WATCH: Toddler falls to her death from cruise ship
Winkleman says Chloe’s parents, Kimberly and Alan Wiegand, along with the rest of the family, are devastated by the incident. They also want to know why there was a gap in the glass surrounding the play area, which left room for the little girl to fall out.
“Why in the world would you leave a window open in an entire glass wall full of windows in a kids’ area?” Winkleman said. “Why would you have that kind of a hidden danger without any warning, without any sign, without any notice?”
Winkleman says he’s expecting “significant blame” to fall on the cruise ship’s owner, and he plans to hold them accountable for potential negligence.
“If you have a wall of glass, I don’t think it’s unreasonable to put a child there thinking that there was glass there,” he told reporters in a separate media availability Tuesday morning.
Reporters pressed Winkleman, asking how the grandfather failed to notice the open 11th-storey window by the wind coming through it.
“I don’t know the answers to those questions,” he said.
Royal Caribbean Cruises, which owns the ship, called Chloe’s death a “tragic incident,” and pledged to help the family. The company says it will not comment further.
Winkleman says there is surveillance video of the incident and he’s calling for the cruise line to release it to the family.
“Video is worth 1,000 words,” he said.
Winkleman says the girl’s grandfather, Anello, hasn’t eaten and is barely talking.

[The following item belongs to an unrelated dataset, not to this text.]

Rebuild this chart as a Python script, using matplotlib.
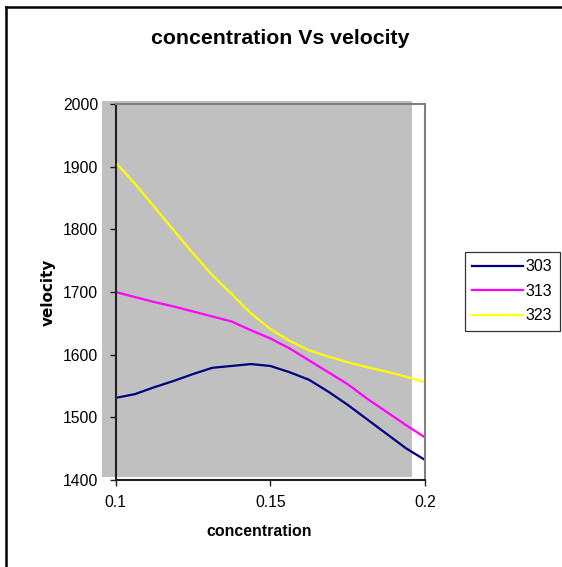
import matplotlib
matplotlib.use("Agg")
import matplotlib.pyplot as plt
from matplotlib.patches import Rectangle
from matplotlib.lines import Line2D

plt.rcParams['font.family'] = ['Liberation Sans', 'DejaVu Sans']

concentration = [0.1, 0.10625, 0.1125, 0.11875, 0.125, 0.13125, 0.1375, 0.14375,
                 0.15, 0.15625, 0.1625, 0.16875, 0.175, 0.18125, 0.1875, 0.19375, 0.2]
v303 = [1531, 1537, 1548, 1558, 1569, 1579, 1582, 1585,
        1582, 1572, 1560, 1541, 1520, 1497, 1474, 1451, 1432]
v313 = [1700, 1692, 1684, 1677, 1669, 1661, 1653, 1639,
        1626, 1610, 1591, 1572, 1553, 1530, 1509, 1488, 1468]
v323 = [1907, 1873, 1836, 1799, 1762, 1727, 1697, 1666,
        1641, 1622, 1607, 1597, 1588, 1580, 1573, 1565, 1556]
series_labels = ['303', '313', '323']
series_colors = ['#000080', '#FF00FF', '#FFFF00']
x_ticks = [0.1, 0.15, 0.2]
y_ticks = [1400, 1500, 1600, 1700, 1800, 1900, 2000]

W, H = 562, 567
fig = plt.figure(figsize=(W / 100, H / 100), dpi=100)

def fx(px):
    return px / W

def fy(py):
    return 1 - py / H

ax = fig.add_axes([fx(115.5), fy(480), fx(425) - fx(115.5), fy(104) - fy(480)])
ax.set_facecolor('none')

# Gray plot-area fill (offset as in the original)
ax.add_patch(Rectangle((fx(102), fy(477)), fx(411.5) - fx(102), fy(101) - fy(477),
                       transform=fig.transFigure, facecolor='#C0C0C0',
                       edgecolor='none', zorder=0.5, clip_on=False))

for vals, lab, col in zip([v303, v313, v323], series_labels, series_colors):
    ax.plot(concentration, vals, color=col, lw=1.6, label=lab,
            solid_joinstyle='round', zorder=2)

ax.set_xlim(0.1, 0.2)
ax.set_ylim(1400, 2000)
ax.set_xticks(x_ticks)
ax.set_xticklabels(['0.1', '0.15', '0.2'])
ax.set_yticks(y_ticks)
ax.set_yticklabels([str(v) for v in y_ticks])

for s in ['left', 'bottom']:
    ax.spines[s].set_color('#202020')
    ax.spines[s].set_linewidth(1.5)
for s in ['top', 'right']:
    ax.spines[s].set_color('#808080')
    ax.spines[s].set_linewidth(1.5)

ax.tick_params(axis='both', direction='out', length=4, width=1.0, color='#202020',
               labelsize=11.3, labelcolor='black')
ax.tick_params(axis='y', pad=8.5)
ax.tick_params(axis='x', pad=7)

fig.text(fx(280), fy(39), 'concentration Vs velocity', ha='center', va='center',
         fontsize=15.3, fontweight='bold')
fig.text(fx(259.5), fy(531.5), 'concentration', ha='center', va='center',
         fontsize=11.4, fontweight='bold')
fig.text(fx(48.5), fy(292.5), 'velocity', ha='center', va='center', rotation=90,
         fontsize=11, fontweight='bold', family='DejaVu Sans')

leg = ax.legend(loc='upper left', bbox_to_anchor=(fx(465), fy(252)),
                bbox_transform=fig.transFigure, borderaxespad=0,
                frameon=True, fancybox=False, edgecolor='black', fontsize=11.5,
                handlelength=3.2, handletextpad=0.15, labelspacing=0.6,
                borderpad=0.45)
leg.get_frame().set_linewidth(0.9)

# Outer chart border (top and left visible)
fig.add_artist(Line2D([fx(6.5), 1], [fy(6.5), fy(6.5)], transform=fig.transFigure,
                      color='black', lw=1.8))
fig.add_artist(Line2D([fx(6.5), fx(6.5)], [0, fy(6.5)], transform=fig.transFigure,
                      color='black', lw=1.8))

fig.savefig('out.png', dpi=100)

“He was literally crying, saying, ‘I thought it was like she was at a hockey game,'” Winkleman told reporters. He added that Anello is not a drinker and no alcohol was involved.
The South Bend Police Department offered the family its condolences in a statement on Monday. The department asked “the community to pray for the entire Wiegand family as they grieve and to respect their privacy.”
South Bend Police Chief Scott Ruszkowski also disputed a statement given by Puerto Rico police on Monday, in which they said the child was being dangled out a window at the time of the fall. According to police, the grandfather did not dangle the child as previously reported.
A spokesperson for the Puerto Rico Ports Authority said the family was gathered near a dining hall on the 11th floor of the cruise ship, and that Chloe’s grandfather sat her down on the edge of a window. Officials are investigating whether the window was already open or if someone opened it just before the fall, the spokesperson told The Associated Press on Monday.
The family is expected to return home with Chloe’s body once coroners release it.